=== Charts and diagrams as code ===
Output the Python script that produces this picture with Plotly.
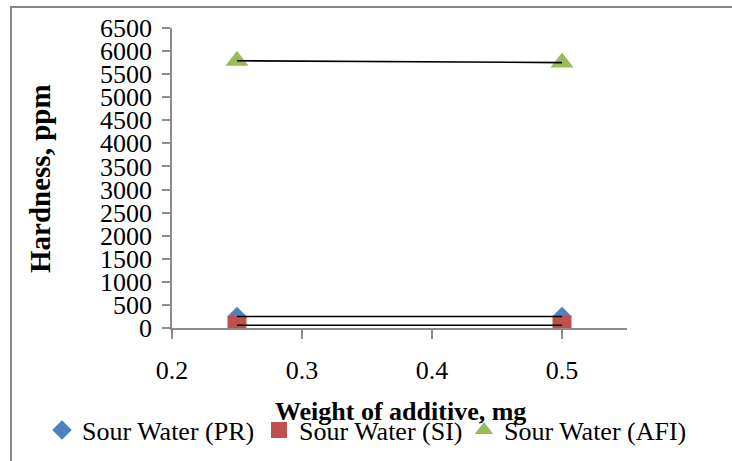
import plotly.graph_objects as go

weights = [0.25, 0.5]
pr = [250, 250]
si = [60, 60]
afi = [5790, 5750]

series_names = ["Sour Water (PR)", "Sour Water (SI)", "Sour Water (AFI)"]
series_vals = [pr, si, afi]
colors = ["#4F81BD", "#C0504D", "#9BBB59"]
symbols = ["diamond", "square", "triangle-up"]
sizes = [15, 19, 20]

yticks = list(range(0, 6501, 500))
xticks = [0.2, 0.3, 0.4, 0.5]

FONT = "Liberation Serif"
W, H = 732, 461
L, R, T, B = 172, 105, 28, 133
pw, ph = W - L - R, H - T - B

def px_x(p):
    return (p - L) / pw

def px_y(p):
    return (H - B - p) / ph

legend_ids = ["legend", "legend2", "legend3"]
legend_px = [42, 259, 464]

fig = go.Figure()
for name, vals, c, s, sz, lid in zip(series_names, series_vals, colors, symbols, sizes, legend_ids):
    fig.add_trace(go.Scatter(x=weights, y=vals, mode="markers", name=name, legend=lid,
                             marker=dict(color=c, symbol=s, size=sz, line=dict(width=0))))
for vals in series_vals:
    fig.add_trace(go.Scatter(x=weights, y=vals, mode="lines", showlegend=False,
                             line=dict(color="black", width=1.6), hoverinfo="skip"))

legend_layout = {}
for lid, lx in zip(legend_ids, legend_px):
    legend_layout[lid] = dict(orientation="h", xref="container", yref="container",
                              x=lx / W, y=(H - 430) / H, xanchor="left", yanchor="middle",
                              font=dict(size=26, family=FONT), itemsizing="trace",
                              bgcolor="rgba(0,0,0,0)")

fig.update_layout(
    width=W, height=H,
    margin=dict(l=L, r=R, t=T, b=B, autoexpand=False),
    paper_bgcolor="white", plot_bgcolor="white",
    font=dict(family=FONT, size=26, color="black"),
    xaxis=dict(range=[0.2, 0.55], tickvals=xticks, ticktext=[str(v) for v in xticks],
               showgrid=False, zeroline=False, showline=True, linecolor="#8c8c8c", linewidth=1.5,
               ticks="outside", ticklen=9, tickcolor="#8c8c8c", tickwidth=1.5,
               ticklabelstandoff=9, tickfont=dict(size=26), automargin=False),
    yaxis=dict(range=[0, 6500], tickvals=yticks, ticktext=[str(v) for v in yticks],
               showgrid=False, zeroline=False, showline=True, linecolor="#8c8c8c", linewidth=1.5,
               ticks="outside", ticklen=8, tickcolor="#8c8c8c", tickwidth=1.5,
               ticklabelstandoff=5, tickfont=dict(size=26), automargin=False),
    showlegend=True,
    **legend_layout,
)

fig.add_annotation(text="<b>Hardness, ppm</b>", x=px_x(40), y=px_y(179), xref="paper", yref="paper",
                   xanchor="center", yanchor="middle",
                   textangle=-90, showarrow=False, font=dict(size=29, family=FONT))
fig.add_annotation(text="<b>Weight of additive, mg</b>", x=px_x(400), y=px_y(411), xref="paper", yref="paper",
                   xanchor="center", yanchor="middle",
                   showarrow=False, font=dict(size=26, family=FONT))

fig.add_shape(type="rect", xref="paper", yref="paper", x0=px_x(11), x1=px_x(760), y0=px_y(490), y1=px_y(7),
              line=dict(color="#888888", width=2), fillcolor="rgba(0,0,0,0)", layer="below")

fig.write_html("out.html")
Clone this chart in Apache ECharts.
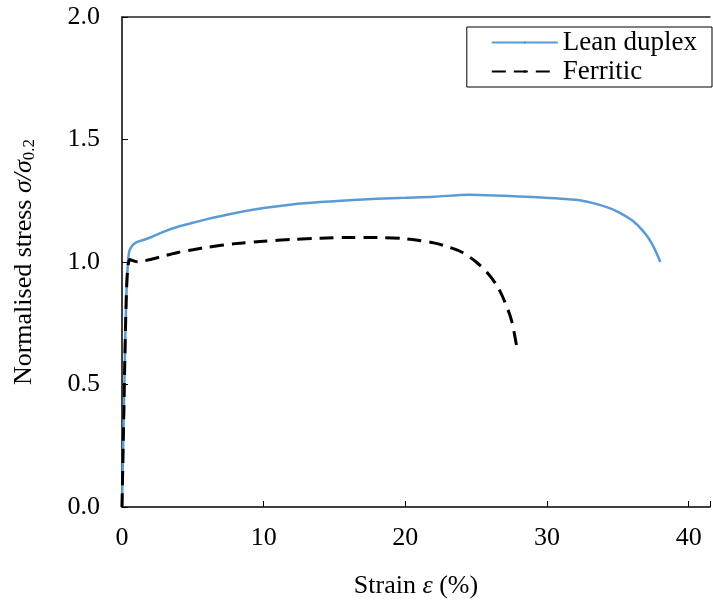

---

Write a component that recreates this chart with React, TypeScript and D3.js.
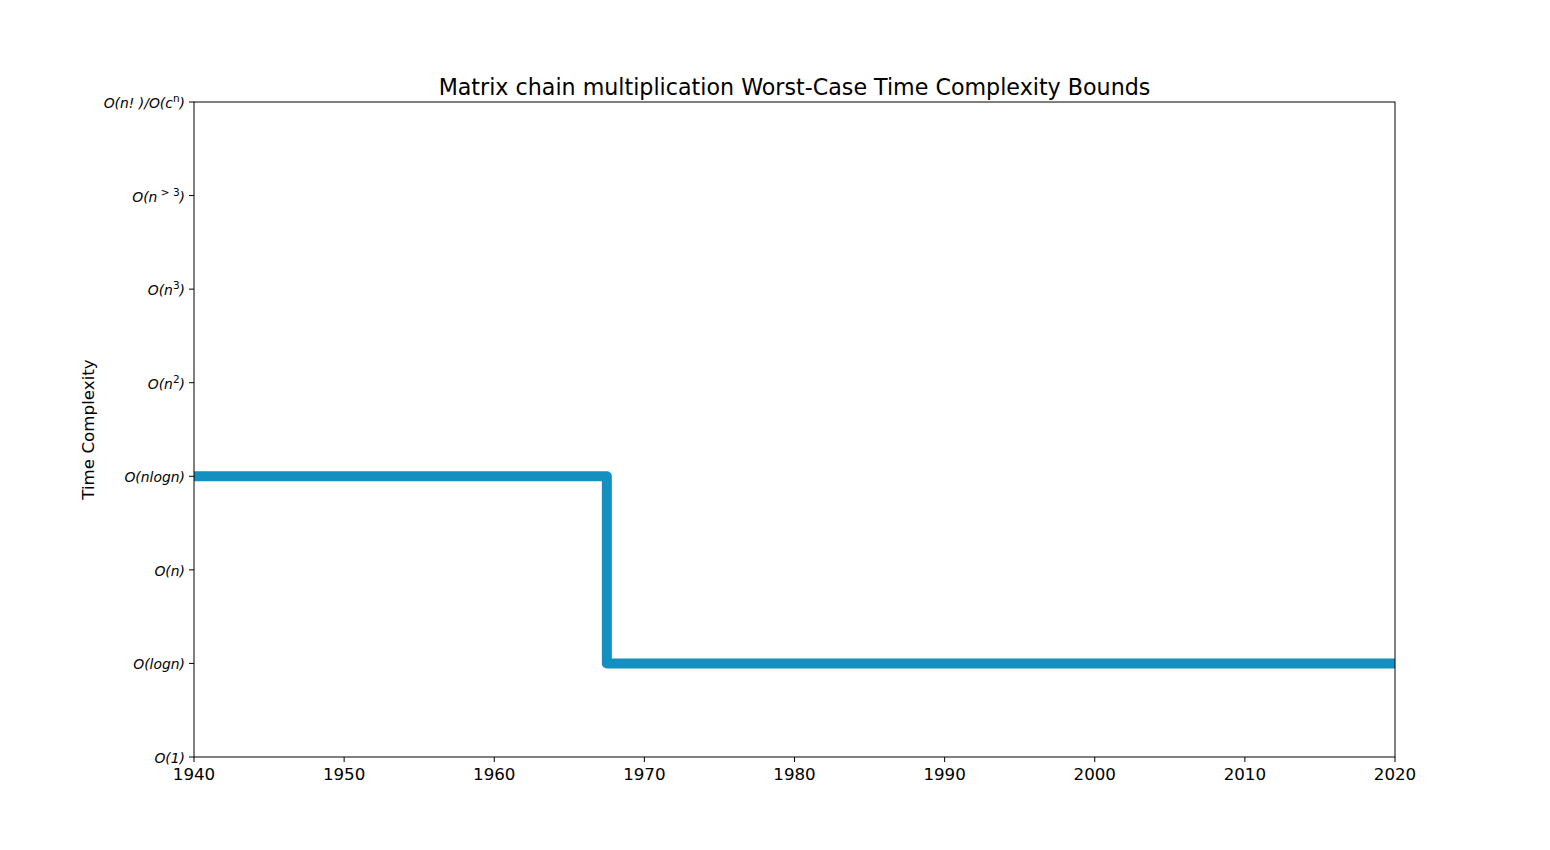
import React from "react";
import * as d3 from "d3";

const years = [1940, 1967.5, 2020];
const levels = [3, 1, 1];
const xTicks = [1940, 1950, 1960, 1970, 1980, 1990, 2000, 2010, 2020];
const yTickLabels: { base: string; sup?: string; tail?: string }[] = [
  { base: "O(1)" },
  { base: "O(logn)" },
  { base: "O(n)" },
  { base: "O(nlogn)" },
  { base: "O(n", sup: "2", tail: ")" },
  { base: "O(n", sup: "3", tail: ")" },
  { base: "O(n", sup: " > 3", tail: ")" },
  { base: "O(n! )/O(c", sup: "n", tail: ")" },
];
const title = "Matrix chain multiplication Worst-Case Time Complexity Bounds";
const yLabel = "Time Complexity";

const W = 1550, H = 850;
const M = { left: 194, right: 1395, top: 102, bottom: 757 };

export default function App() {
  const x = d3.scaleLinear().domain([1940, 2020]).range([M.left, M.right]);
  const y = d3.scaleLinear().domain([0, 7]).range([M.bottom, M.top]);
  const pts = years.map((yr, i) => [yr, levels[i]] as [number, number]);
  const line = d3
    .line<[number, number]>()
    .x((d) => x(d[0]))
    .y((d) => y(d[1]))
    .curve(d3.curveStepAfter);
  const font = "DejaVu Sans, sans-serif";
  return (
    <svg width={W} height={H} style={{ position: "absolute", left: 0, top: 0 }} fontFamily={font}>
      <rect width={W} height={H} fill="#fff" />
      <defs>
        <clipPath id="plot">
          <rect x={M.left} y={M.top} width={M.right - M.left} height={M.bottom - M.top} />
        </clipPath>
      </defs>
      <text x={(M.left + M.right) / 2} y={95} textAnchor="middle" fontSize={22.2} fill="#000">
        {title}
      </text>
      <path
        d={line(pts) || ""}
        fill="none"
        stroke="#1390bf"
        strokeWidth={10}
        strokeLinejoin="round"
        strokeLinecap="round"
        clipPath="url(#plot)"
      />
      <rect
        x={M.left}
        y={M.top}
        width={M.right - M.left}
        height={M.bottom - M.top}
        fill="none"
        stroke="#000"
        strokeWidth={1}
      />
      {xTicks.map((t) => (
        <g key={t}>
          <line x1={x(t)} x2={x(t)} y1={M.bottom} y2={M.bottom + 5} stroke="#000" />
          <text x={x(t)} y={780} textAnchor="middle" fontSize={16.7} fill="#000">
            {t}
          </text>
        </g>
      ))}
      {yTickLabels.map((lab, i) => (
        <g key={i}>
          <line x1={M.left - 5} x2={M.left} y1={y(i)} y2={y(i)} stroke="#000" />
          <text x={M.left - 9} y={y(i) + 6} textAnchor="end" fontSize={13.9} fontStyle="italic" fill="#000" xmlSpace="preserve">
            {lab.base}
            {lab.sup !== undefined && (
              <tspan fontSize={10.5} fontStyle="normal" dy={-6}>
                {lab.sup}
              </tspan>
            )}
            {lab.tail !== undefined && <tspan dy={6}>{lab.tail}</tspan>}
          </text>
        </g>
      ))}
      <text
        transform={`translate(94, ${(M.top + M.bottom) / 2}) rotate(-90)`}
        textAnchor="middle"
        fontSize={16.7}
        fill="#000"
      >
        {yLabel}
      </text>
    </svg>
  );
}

=== Given task ===
Output nothing except the lines from the one containing "Output the Python" through the one containing "afi = [5790, 5750]", both kept, with the pictures removed.

=== Worked answer ===
Output the Python script that produces this picture with Plotly.
import plotly.graph_objects as go

weights = [0.25, 0.5]
pr = [250, 250]
si = [60, 60]
afi = [5790, 5750]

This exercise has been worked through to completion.